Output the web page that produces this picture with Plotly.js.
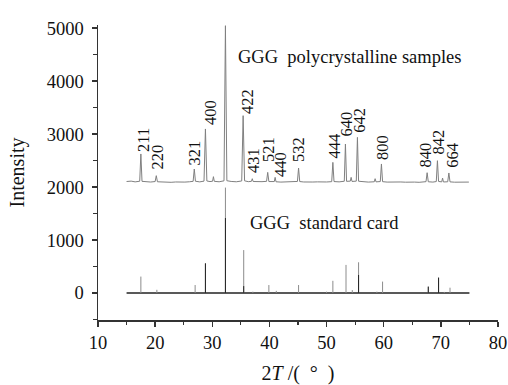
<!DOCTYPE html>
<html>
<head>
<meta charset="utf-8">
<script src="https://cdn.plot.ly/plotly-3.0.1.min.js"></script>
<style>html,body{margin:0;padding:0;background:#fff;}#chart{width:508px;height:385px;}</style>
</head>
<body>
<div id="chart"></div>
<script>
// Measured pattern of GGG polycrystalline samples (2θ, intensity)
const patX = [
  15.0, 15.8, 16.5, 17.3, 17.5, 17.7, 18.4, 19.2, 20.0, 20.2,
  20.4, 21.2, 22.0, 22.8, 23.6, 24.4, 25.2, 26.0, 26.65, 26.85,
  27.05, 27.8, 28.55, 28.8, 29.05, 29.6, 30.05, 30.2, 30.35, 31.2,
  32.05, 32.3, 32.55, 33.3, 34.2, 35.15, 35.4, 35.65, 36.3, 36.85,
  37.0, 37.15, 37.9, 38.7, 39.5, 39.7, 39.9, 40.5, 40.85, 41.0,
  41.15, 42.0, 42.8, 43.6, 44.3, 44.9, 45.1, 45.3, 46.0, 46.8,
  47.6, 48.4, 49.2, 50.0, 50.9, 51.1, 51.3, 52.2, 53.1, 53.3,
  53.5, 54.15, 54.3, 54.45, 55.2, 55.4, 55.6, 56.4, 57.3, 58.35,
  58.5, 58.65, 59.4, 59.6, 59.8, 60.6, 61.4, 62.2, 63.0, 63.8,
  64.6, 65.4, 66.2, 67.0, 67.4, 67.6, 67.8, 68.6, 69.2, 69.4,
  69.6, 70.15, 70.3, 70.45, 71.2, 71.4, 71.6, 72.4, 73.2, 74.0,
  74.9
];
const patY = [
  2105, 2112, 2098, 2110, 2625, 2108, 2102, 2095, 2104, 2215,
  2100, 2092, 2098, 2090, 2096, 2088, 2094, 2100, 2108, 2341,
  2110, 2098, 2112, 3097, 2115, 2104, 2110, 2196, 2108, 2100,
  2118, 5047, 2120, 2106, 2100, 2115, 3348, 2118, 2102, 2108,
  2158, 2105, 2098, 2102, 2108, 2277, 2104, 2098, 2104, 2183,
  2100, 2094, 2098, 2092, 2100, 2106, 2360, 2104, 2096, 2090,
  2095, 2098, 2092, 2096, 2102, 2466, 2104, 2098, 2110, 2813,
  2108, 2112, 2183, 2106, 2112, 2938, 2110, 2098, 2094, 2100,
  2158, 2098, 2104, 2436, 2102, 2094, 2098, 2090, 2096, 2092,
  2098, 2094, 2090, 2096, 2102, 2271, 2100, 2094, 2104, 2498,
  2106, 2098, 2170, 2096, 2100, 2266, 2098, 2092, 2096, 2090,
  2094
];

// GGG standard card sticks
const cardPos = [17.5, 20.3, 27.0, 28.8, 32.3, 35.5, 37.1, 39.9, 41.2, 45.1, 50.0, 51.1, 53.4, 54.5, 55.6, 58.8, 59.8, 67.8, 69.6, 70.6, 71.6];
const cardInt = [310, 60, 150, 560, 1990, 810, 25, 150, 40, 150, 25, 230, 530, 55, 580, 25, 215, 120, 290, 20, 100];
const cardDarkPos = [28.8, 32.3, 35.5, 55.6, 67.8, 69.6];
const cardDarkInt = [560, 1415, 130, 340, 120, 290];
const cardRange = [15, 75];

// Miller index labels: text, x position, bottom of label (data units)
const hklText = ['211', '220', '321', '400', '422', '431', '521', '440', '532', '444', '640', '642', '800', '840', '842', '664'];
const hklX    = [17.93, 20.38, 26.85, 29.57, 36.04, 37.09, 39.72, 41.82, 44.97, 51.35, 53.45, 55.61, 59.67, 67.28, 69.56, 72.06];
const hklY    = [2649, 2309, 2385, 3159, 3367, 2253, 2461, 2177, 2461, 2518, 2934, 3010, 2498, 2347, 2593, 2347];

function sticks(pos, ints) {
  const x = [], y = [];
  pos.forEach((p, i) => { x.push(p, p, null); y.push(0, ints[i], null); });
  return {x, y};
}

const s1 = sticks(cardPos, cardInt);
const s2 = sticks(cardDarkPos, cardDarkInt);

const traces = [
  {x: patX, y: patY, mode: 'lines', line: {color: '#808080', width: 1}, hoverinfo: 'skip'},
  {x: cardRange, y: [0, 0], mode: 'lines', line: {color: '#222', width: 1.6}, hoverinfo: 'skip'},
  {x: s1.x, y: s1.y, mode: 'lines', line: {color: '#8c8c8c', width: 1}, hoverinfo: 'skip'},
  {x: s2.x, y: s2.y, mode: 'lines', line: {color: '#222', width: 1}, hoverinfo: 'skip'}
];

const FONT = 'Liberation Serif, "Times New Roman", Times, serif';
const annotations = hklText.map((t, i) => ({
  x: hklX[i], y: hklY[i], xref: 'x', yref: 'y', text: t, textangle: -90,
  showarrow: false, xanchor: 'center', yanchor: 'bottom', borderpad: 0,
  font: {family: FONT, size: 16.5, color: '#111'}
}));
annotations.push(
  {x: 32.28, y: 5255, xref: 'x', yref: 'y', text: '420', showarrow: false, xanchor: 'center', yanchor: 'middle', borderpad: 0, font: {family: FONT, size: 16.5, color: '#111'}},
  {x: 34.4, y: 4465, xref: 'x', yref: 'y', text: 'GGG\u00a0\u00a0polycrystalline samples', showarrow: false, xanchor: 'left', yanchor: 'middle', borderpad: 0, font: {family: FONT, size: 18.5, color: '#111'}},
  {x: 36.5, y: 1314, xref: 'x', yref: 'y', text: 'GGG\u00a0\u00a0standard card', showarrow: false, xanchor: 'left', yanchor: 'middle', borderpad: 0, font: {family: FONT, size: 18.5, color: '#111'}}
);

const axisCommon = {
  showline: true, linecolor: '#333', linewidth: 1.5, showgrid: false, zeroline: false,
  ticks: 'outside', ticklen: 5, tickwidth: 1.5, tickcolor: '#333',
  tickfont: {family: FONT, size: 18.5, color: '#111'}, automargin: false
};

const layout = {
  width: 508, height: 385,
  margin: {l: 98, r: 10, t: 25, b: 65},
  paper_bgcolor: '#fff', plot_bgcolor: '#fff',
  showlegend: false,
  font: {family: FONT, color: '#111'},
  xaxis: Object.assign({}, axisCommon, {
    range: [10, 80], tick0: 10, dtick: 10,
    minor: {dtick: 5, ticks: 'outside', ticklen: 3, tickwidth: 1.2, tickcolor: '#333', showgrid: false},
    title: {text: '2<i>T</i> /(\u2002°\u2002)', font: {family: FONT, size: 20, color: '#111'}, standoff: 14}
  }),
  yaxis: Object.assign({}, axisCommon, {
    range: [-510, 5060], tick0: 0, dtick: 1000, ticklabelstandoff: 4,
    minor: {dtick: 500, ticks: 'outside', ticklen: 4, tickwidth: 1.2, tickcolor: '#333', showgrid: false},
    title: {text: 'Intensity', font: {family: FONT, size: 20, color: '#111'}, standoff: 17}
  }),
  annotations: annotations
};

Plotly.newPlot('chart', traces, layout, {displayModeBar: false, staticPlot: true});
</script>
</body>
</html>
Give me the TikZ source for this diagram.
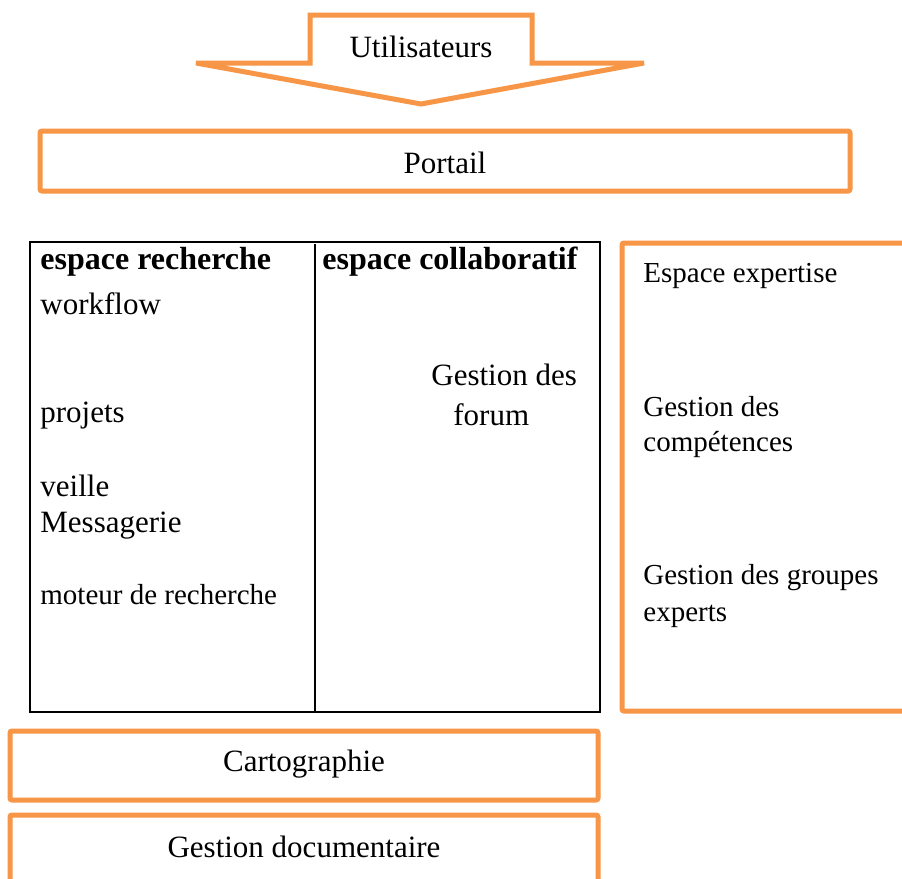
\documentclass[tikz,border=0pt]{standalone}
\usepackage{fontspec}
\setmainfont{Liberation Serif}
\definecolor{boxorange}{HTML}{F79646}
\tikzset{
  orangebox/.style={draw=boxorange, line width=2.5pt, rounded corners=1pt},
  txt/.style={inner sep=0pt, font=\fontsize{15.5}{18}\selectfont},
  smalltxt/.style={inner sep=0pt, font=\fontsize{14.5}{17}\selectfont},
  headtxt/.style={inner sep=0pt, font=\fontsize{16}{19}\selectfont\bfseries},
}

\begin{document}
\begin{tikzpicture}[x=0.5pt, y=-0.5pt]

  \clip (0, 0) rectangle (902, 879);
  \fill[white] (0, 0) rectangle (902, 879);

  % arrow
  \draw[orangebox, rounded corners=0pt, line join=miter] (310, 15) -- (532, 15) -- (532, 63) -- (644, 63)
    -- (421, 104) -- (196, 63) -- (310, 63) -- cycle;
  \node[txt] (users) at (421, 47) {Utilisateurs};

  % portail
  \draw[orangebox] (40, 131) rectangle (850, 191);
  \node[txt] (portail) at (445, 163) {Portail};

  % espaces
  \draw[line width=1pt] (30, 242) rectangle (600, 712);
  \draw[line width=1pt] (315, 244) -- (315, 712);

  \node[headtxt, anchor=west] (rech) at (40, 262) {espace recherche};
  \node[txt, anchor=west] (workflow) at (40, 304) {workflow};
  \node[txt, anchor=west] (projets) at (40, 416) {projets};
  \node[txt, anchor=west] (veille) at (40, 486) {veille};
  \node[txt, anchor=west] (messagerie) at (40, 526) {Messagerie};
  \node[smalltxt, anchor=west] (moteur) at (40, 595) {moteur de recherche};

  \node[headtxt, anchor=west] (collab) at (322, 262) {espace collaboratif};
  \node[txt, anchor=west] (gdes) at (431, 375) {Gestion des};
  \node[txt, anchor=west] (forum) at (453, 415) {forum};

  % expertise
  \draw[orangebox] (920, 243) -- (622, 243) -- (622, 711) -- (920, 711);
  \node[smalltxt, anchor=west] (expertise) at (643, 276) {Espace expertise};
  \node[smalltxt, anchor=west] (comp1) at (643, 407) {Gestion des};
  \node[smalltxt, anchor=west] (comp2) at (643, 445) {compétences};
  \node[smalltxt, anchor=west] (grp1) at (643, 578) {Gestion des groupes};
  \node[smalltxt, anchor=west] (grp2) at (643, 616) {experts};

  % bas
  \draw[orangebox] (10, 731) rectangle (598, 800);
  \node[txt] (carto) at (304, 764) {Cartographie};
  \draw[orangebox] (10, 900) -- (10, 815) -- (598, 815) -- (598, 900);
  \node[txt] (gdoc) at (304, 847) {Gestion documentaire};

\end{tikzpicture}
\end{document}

══════════

**Exercise brief:** Pictures excluded, retype exactly the lines running from the one with "Give me the TikZ source for this diagram." through the one with "anchor=west] (grp2) at". Include both end lines and nothing more.

**Output below:**
Give me the TikZ source for this diagram.
\documentclass[tikz,border=0pt]{standalone}
\usepackage{fontspec}
\setmainfont{Liberation Serif}
\definecolor{boxorange}{HTML}{F79646}
\tikzset{
  orangebox/.style={draw=boxorange, line width=2.5pt, rounded corners=1pt},
  txt/.style={inner sep=0pt, font=\fontsize{15.5}{18}\selectfont},
  smalltxt/.style={inner sep=0pt, font=\fontsize{14.5}{17}\selectfont},
  headtxt/.style={inner sep=0pt, font=\fontsize{16}{19}\selectfont\bfseries},
}

\begin{document}
\begin{tikzpicture}[x=0.5pt, y=-0.5pt]

  \clip (0, 0) rectangle (902, 879);
  \fill[white] (0, 0) rectangle (902, 879);

  % arrow
  \draw[orangebox, rounded corners=0pt, line join=miter] (310, 15) -- (532, 15) -- (532, 63) -- (644, 63)
    -- (421, 104) -- (196, 63) -- (310, 63) -- cycle;
  \node[txt] (users) at (421, 47) {Utilisateurs};

  % portail
  \draw[orangebox] (40, 131) rectangle (850, 191);
  \node[txt] (portail) at (445, 163) {Portail};

  % espaces
  \draw[line width=1pt] (30, 242) rectangle (600, 712);
  \draw[line width=1pt] (315, 244) -- (315, 712);

  \node[headtxt, anchor=west] (rech) at (40, 262) {espace recherche};
  \node[txt, anchor=west] (workflow) at (40, 304) {workflow};
  \node[txt, anchor=west] (projets) at (40, 416) {projets};
  \node[txt, anchor=west] (veille) at (40, 486) {veille};
  \node[txt, anchor=west] (messagerie) at (40, 526) {Messagerie};
  \node[smalltxt, anchor=west] (moteur) at (40, 595) {moteur de recherche};

  \node[headtxt, anchor=west] (collab) at (322, 262) {espace collaboratif};
  \node[txt, anchor=west] (gdes) at (431, 375) {Gestion des};
  \node[txt, anchor=west] (forum) at (453, 415) {forum};

  % expertise
  \draw[orangebox] (920, 243) -- (622, 243) -- (622, 711) -- (920, 711);
  \node[smalltxt, anchor=west] (expertise) at (643, 276) {Espace expertise};
  \node[smalltxt, anchor=west] (comp1) at (643, 407) {Gestion des};
  \node[smalltxt, anchor=west] (comp2) at (643, 445) {compétences};
  \node[smalltxt, anchor=west] (grp1) at (643, 578) {Gestion des groupes};
  \node[smalltxt, anchor=west] (grp2) at (643, 616) {experts};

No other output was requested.